_Objective_.
Write out the opening lines of the data word for word, up to and including the line with "var legendLabels = ['O/C", and leave every picture and every later line out.

_Given information_.
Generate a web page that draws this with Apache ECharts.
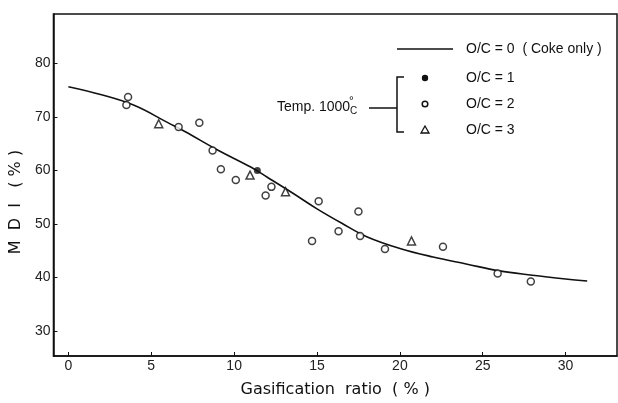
<!DOCTYPE html>
<html>
<head>
<meta charset="utf-8">
<script src="https://cdn.jsdelivr.net/npm/echarts@6/dist/echarts.min.js"></script>
<style>html,body{margin:0;padding:0;background:#fff}#c{width:618px;height:403px}</style>
</head>
<body>
<div id="c"></div>
<script>
// Fitted curve O/C = 0 (Coke only): [gasification ratio, MDI]
var curveOC0 = [[0,75.6],[2,74.1],[4,72.1],[6,68.9],[7,67.3],[9,63.8],[11,60.6],[12,58.7],[13.5,55.8],[15,52.8],[16.5,50.1],[18,47.6],[20,45.4],[22,43.8],[24,42.5],[26,41.2],[28,40.4],[30,39.7],[31.3,39.3]];
var pointsOC1 = [[11.4,59.95]];
var pointsOC2 = [[3.6,73.7],[3.5,72.2],[6.65,68.1],[7.9,68.9],[8.7,63.7],[9.2,60.2],[10.1,58.2],[11.9,55.3],[12.25,56.9],[15.1,54.2],[17.5,52.3],[14.7,46.8],[16.3,48.6],[17.6,47.7],[19.1,45.3],[22.6,45.7],[25.9,40.7],[27.9,39.2]];
var pointsOC3 = [[5.45,68.7],[10.96,59.1],[13.1,56.0],[20.7,46.8]];
var xTicks = [0,5,10,15,20,25,30];
var yTicks = [30,40,50,60,70,80];
var legendLabels = ['O/C = 0  ( Coke only )','O/C = 1','O/C = 2','O/C = 3'];

var chart = echarts.init(document.getElementById('c'));
var font = 'Liberation Sans';
chart.setOption({
  animation:false,
  backgroundColor:'#fff',
  grid:{left:51.5,right:1,top:14,bottom:42.5,show:true,borderColor:'#111',borderWidth:1.5},
  xAxis:{type:'value',min:-0.9,max:33.1,
    axisLine:{onZero:false,lineStyle:{color:'#111',width:1.5}},
    axisTick:{inside:true,length:4,customValues:xTicks,lineStyle:{color:'#111'}},
    axisLabel:{customValues:xTicks,margin:3,fontSize:14,color:'#222',fontFamily:font},
    splitLine:{show:false},
    name:'Gasification  ratio  ( % )',nameLocation:'middle',nameGap:26,
    nameTextStyle:{fontSize:16,color:'#111',fontFamily:'DejaVu Sans'}},
  yAxis:{type:'value',min:25.3,max:89.2,
    axisLine:{onZero:false,lineStyle:{color:'#111',width:1.5}},
    axisTick:{inside:true,length:4,customValues:yTicks,lineStyle:{color:'#111'}},
    axisLabel:{customValues:yTicks,margin:3,fontSize:14,color:'#222',fontFamily:font},
    splitLine:{show:false},
    name:'M  D  I   ( % )',nameLocation:'middle',nameGap:27,
    nameTextStyle:{fontSize:16,color:'#111',fontFamily:'DejaVu Sans',padding:[0,34,0,0]}},
  series:[
    {type:'line',name:legendLabels[0],data:curveOC0,smooth:0.4,showSymbol:false,lineStyle:{color:'#111',width:1.6},z:2},
    {type:'scatter',name:legendLabels[1],data:pointsOC1,symbol:'circle',symbolSize:7,itemStyle:{color:'#111'},z:3},
    {type:'scatter',name:legendLabels[2],data:pointsOC2,symbol:'circle',symbolSize:7,itemStyle:{color:'#fff',borderColor:'#111',borderWidth:1.5},z:3},
    {type:'scatter',name:legendLabels[3],data:pointsOC3,symbol:'triangle',symbolSize:8,itemStyle:{color:'#fff',borderColor:'#111',borderWidth:1.5},z:3}
  ],
  graphic:[
    {type:'line',shape:{x1:397,y1:49,x2:453,y2:49},style:{stroke:'#111',lineWidth:1.5}},
    {type:'text',x:466,y:49,style:{text:legendLabels[0],fontSize:14,fontFamily:font,fill:'#111',verticalAlign:'middle'}},
    {type:'circle',shape:{cx:425,cy:78,r:3.2},style:{fill:'#111'}},
    {type:'text',x:466,y:78,style:{text:legendLabels[1],fontSize:14,fontFamily:font,fill:'#111',verticalAlign:'middle'}},
    {type:'circle',shape:{cx:425,cy:104,r:2.8},style:{fill:'#fff',stroke:'#111',lineWidth:1.5}},
    {type:'text',x:466,y:104,style:{text:legendLabels[2],fontSize:14,fontFamily:font,fill:'#111',verticalAlign:'middle'}},
    {type:'polygon',shape:{points:[[425,126],[429,133],[421,133]]},style:{fill:'#fff',stroke:'#111',lineWidth:1.3}},
    {type:'text',x:466,y:130,style:{text:legendLabels[3],fontSize:14,fontFamily:font,fill:'#111',verticalAlign:'middle'}},
    {type:'polyline',shape:{points:[[404,77],[397,77],[397,132],[404,132]]},style:{stroke:'#111',lineWidth:1.5,fill:null}},
    {type:'line',shape:{x1:369,y1:108,x2:397,y2:108},style:{stroke:'#111',lineWidth:1.5}},
    {type:'text',x:277,y:107,style:{text:'Temp. 1000',fontSize:14,fontFamily:font,fill:'#111',verticalAlign:'middle'}},
    {type:'text',x:349,y:102,style:{text:'°',fontSize:12,fontFamily:font,fill:'#111',verticalAlign:'middle'}},
    {type:'text',x:350,y:111,style:{text:'C',fontSize:10,fontFamily:font,fill:'#111',verticalAlign:'middle'}}
  ]
});
</script>
</body>
</html>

_Solution below_.
Generate a web page that draws this with Apache ECharts.
<!DOCTYPE html>
<html>
<head>
<meta charset="utf-8">
<script src="https://cdn.jsdelivr.net/npm/echarts@6/dist/echarts.min.js"></script>
<style>html,body{margin:0;padding:0;background:#fff}#c{width:618px;height:403px}</style>
</head>
<body>
<div id="c"></div>
<script>
// Fitted curve O/C = 0 (Coke only): [gasification ratio, MDI]
var curveOC0 = [[0,75.6],[2,74.1],[4,72.1],[6,68.9],[7,67.3],[9,63.8],[11,60.6],[12,58.7],[13.5,55.8],[15,52.8],[16.5,50.1],[18,47.6],[20,45.4],[22,43.8],[24,42.5],[26,41.2],[28,40.4],[30,39.7],[31.3,39.3]];
var pointsOC1 = [[11.4,59.95]];
var pointsOC2 = [[3.6,73.7],[3.5,72.2],[6.65,68.1],[7.9,68.9],[8.7,63.7],[9.2,60.2],[10.1,58.2],[11.9,55.3],[12.25,56.9],[15.1,54.2],[17.5,52.3],[14.7,46.8],[16.3,48.6],[17.6,47.7],[19.1,45.3],[22.6,45.7],[25.9,40.7],[27.9,39.2]];
var pointsOC3 = [[5.45,68.7],[10.96,59.1],[13.1,56.0],[20.7,46.8]];
var xTicks = [0,5,10,15,20,25,30];
var yTicks = [30,40,50,60,70,80];
var legendLabels = ['O/C = 0  ( Coke only )','O/C = 1','O/C = 2','O/C = 3'];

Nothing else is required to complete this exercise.